▶ [PROVIDED DATA]:

○ ○ ○

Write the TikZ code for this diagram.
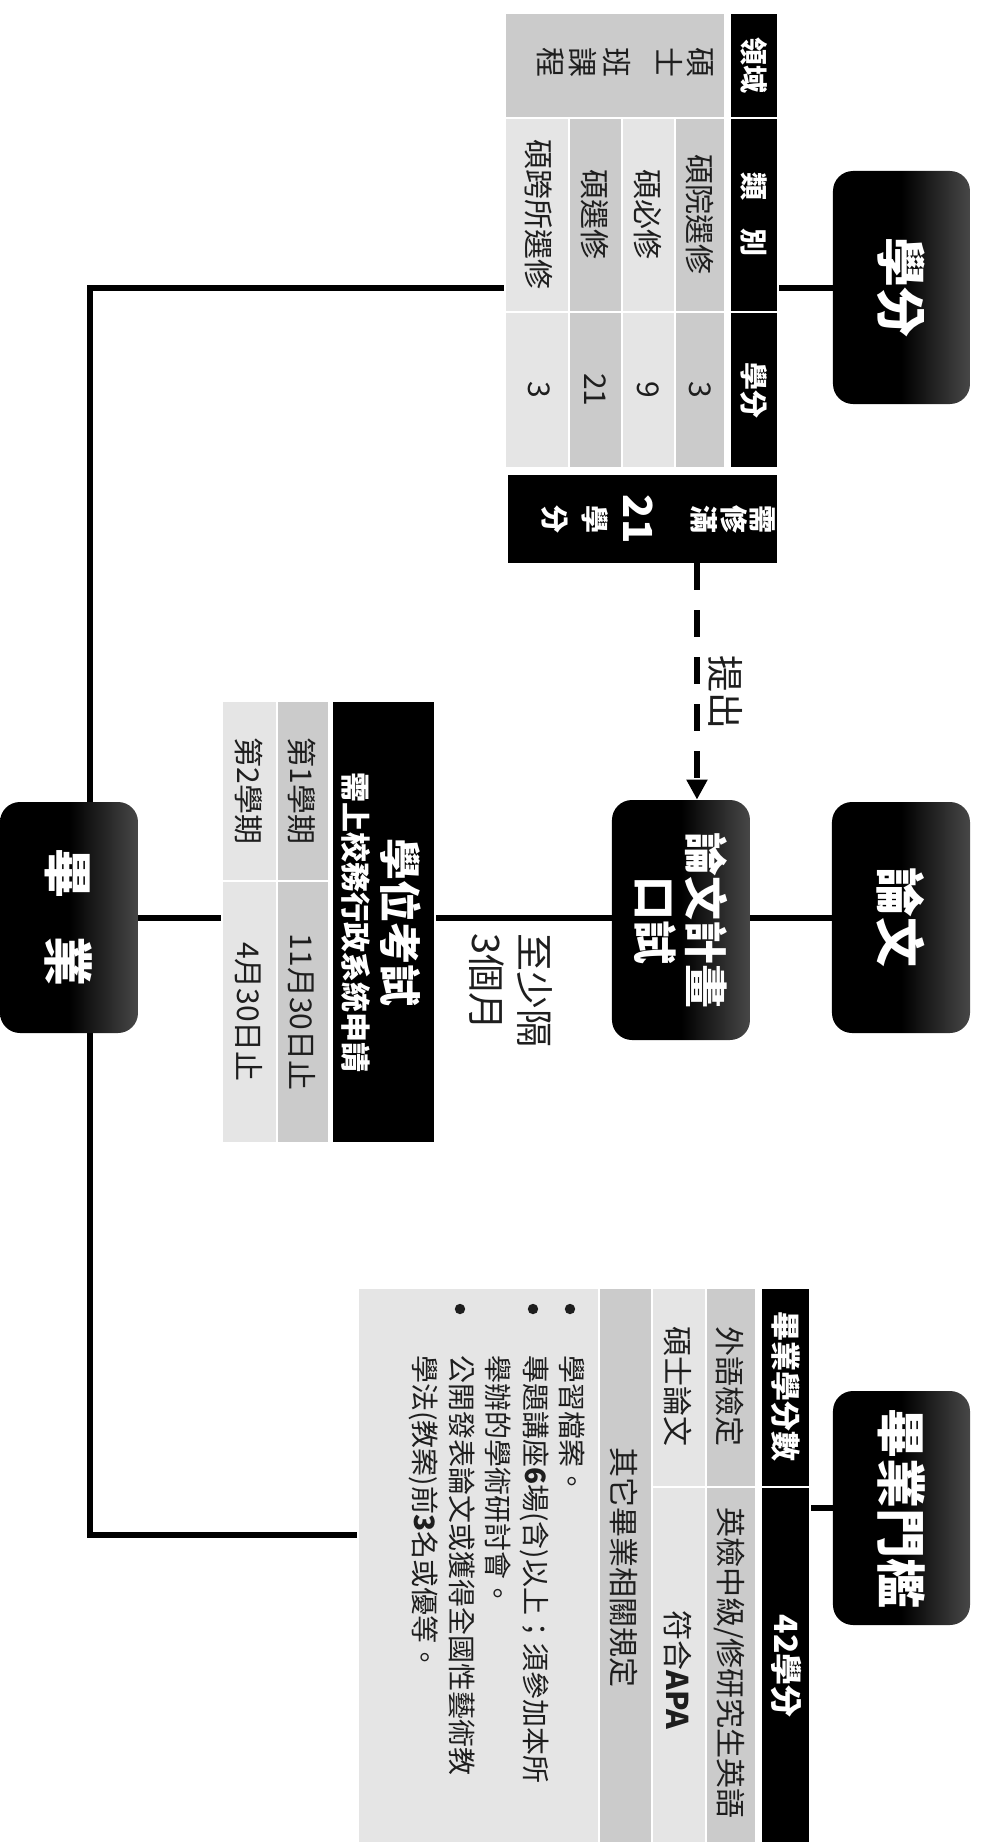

○ ○ ○

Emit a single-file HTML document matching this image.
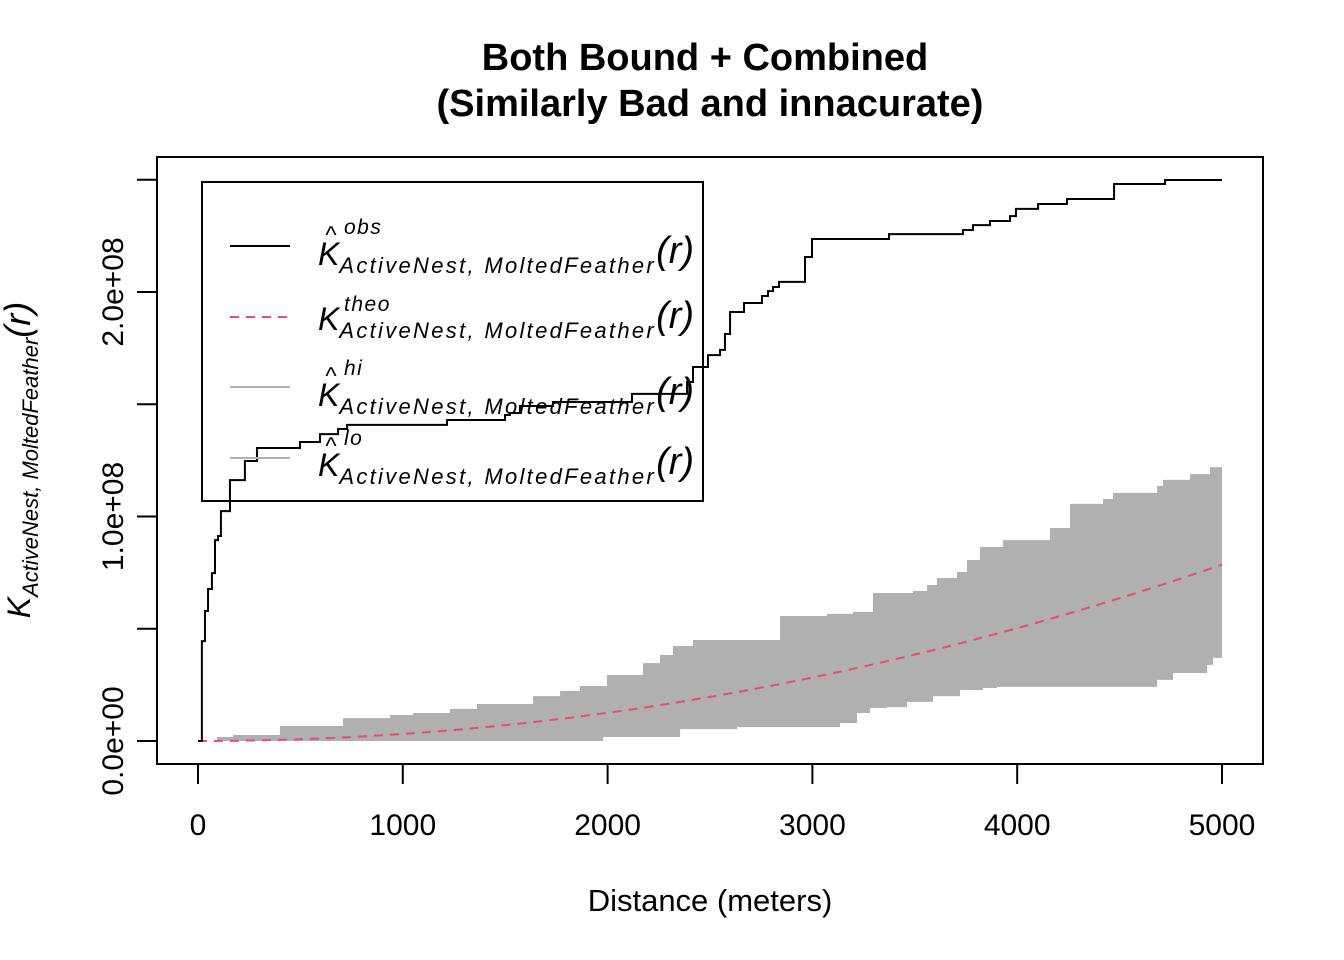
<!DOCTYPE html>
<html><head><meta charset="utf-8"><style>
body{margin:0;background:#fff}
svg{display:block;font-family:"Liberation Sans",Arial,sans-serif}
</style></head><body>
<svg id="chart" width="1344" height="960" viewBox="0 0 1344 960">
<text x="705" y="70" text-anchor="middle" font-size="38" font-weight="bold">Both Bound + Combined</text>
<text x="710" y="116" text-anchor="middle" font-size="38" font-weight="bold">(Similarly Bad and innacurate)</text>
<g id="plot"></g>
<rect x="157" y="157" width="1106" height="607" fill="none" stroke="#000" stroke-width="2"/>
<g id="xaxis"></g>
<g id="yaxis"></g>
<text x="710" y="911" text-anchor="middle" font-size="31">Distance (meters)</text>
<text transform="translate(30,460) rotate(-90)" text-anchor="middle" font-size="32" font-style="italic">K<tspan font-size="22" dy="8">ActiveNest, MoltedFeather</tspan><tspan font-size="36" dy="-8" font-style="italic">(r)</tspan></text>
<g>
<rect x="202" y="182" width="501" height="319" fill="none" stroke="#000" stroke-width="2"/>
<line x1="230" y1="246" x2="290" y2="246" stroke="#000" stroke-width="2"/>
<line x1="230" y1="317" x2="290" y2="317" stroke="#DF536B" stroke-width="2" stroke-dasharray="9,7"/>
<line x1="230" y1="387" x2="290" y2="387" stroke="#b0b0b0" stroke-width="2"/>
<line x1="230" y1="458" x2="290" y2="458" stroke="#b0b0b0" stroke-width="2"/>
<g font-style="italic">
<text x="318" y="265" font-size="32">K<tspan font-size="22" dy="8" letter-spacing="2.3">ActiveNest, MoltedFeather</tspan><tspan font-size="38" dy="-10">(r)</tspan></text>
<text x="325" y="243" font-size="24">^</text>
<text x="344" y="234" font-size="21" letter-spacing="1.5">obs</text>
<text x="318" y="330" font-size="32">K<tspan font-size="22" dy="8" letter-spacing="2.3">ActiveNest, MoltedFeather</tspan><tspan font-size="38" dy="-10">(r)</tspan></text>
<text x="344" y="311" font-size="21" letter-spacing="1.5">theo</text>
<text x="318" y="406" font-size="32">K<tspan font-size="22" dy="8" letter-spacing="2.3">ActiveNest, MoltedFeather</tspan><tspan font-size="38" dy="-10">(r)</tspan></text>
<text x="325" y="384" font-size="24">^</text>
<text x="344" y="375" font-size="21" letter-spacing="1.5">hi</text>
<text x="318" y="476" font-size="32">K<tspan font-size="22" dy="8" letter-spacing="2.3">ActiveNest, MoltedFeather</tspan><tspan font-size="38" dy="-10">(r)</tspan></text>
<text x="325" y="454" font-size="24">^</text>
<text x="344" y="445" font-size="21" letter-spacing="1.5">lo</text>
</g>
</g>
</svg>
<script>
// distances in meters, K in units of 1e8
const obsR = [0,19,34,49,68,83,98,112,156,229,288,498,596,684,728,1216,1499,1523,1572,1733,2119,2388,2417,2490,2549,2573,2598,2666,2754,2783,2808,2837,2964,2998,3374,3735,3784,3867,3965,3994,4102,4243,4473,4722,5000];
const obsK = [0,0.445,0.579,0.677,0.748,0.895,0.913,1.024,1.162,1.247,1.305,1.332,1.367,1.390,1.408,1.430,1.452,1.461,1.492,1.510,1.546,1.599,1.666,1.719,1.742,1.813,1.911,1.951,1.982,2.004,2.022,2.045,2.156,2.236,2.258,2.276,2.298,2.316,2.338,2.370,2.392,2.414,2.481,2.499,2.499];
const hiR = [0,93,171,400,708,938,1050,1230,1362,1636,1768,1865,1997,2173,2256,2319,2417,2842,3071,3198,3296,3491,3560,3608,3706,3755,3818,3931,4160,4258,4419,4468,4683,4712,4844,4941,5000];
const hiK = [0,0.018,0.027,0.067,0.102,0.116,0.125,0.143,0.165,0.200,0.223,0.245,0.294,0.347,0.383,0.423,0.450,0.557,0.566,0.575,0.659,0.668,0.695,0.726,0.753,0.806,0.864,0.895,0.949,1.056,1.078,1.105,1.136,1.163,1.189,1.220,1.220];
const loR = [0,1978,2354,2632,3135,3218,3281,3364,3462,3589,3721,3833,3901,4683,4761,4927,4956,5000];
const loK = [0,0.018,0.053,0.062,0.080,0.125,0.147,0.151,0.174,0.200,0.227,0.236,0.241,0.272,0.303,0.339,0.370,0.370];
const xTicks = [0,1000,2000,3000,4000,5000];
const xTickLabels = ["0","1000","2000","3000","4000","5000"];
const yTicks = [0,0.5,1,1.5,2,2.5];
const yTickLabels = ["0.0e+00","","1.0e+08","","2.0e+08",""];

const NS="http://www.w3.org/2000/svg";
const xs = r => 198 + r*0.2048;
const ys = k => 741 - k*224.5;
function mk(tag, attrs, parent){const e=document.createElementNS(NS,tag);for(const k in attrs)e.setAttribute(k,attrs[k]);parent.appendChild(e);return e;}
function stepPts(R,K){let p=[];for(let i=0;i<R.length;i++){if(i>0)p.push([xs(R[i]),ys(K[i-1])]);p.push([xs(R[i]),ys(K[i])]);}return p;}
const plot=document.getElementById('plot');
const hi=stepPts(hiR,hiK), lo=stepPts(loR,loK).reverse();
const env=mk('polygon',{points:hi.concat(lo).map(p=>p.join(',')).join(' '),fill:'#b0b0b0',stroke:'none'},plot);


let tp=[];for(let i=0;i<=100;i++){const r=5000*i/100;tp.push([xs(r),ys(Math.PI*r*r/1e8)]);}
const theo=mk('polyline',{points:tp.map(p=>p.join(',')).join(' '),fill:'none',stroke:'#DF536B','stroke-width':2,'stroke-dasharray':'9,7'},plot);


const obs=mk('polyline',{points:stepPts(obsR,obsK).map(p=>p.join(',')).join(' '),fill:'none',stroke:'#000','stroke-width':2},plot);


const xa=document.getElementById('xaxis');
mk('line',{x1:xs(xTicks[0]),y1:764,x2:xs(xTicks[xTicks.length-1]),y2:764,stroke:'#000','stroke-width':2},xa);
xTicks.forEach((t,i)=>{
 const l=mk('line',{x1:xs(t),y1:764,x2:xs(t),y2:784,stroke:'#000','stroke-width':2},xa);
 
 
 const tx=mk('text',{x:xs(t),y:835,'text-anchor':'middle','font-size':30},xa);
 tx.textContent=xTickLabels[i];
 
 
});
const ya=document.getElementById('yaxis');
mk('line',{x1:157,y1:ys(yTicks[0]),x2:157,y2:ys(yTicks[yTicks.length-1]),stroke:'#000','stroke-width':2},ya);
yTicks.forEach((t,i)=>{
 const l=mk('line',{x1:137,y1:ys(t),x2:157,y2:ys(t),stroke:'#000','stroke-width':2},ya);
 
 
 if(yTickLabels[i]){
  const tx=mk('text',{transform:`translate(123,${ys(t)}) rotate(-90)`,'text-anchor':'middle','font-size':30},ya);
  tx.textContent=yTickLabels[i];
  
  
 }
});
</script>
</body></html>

○ ○ ○

▶ [WHAT IS REQUIRED]:
Look through the material above and pick out each line holding the word "document".

▶ [PROBLEM SOLUTION]:
Emit a single-file HTML document matching this image.
function mk(tag, attrs, parent){const e=document.createElementNS(NS,tag);for(const k in attrs)e.setAttribute(k,attrs[k]);parent.appendChild(e);return e;}
const plot=document.getElementById('plot');
const xa=document.getElementById('xaxis');
const ya=document.getElementById('yaxis');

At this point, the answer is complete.